Jupyter
Jupyter is a popular cell-based notebook format for keeping calculations tidy.
A jupyter session has two components:
- The server, or kernel, that is responsible for executing your code (sometimes called the back-end)
- The client, which is in essence a website that interfaces with the kernel (sometimes called the front-end)
Running Locally / Getting Started
For now we'll run both server and client on the same machine.

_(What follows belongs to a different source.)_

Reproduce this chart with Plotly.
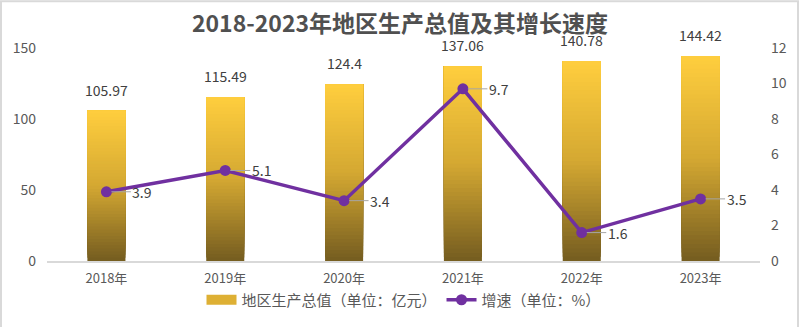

After following the appropriate installation instructions for your OS, you can run the kernel locally with the command
mypc$ jupyter notebook
This should print out
[I 15:39:46.096 NotebookApp] Serving notebooks from local directory: /path/to/my/directory/
[I 15:39:46.096 NotebookApp] Jupyter Notebook 6.4.12 is running at:
[I 15:39:46.096 NotebookApp] http://localhost:8888/?token=6e65008a92bdea735729e44173b2967cf15513be312e6ba6
and automatically redirect you to the jupyter interface in a web browser.
Note in particular the form of the URL:
http:// | Jupyter talks over http |
localhost:8888 |
The local URL that the server is running at, indicating it is localhost
(aka 127.0.0.1 ) running on port 8888. If you accidentally launch more than one kernel, it will redirect to a free port
(8889, 8890, ...).
|
/?token=.... |
A randomly generated password for this jupyter session. |
Running on a Cluster
For heavy loads, it is desirable to separate these onto two machines - running the kernel on a beefy TCM / CSD3 machine, and sending it commands from a lightweight laptop.
Replace all instances of [crsid]
with your crsid (no brackets),
and similarly [cluster]
with s1, s2, s3... as appropriate.
Setup
This guide assumes that you have set up your ~/.ssh/config
file in a manner
similar to that suggested on the ssh page, e.g.:
Host [cluster].tcm
User [crsid]
HostName [cluster]
ProxyJump pc51.tcm # change this to your pc
# Optional
ControlMaster auto
ControlPath ~/.ssh/control-[cluster]
# the wildcard matches any machine name, e.g. mypc$ ssh pc51.tcm
Host *.tcm
User [crsid]
HostName %h.phy.cam.ac.uk
# Optional
ControlMaster auto
ControlPath ~/.ssh/control-%h
Port Forwarding
To connect your computer's 8888 port to the one listened to on [cluster], it is necessary to port forward. This can be done by either running
mypc$ ssh -L 8888:localhost:8888 [crsid]@pc51.tcm.phy.cam.ac.uk
or by modifying the [cluster].tcm Host in your ssh config,
Host [cluster].tcm User [crsid] HostName [cluster] ProxyJump pc51.tcm # change this to your pc # Forward 8888 on the cluster to localhost:8888 LocalForward 8888 localhost:8888 # Optional ControlMaster auto ControlPath ~/.ssh/control-[cluster]
and then using ssh as normal,
mypc$ ssh [cluster].tcm
If someone else is using jupyter on [cluster], then port 8888 is unlikely to be free, and jupyter will choose a different port (probably 8889). For this reason it is not always convenient to hard-code 8888 in the configuration file.
Running the Kernel
Once you are connected to the cluster, starting the kernel is straightforward:
cluster$ cd /scratch/[crsid] # or wherever you want the jupyter directory to be
cluster$ jupyter notebook --no-browser --port=8888
Then, manually navigate to the URL that jupyter spits out in a web browser.
To list running kernels:
cluster$ jupyter notebok list
Other Languages
Despite its name, jupyter is a language-agnostic interface. It is possible to program in a different language by installing an alternative jupyter kernel, though some caution should be exercised - only the default (IPython) kernel is maintained by the designers. Some popular (read: well maintained) kernels are- IPython (the default, does not require installation)
- Julia
- R
- Mathematica/Wolfram Language
- Rust
Troubleshooting
- Do not use the
ControlPersist
option in your ssh config file. It interferes with port forwarding. - If more than one person is running a Jupyter kernel on the cluster at once, the
jupyter
command will give the warning
The port 8888 is already in use, trying another port.
In this case, simply repeat the steps of this guide, replacing 8888 with 8890.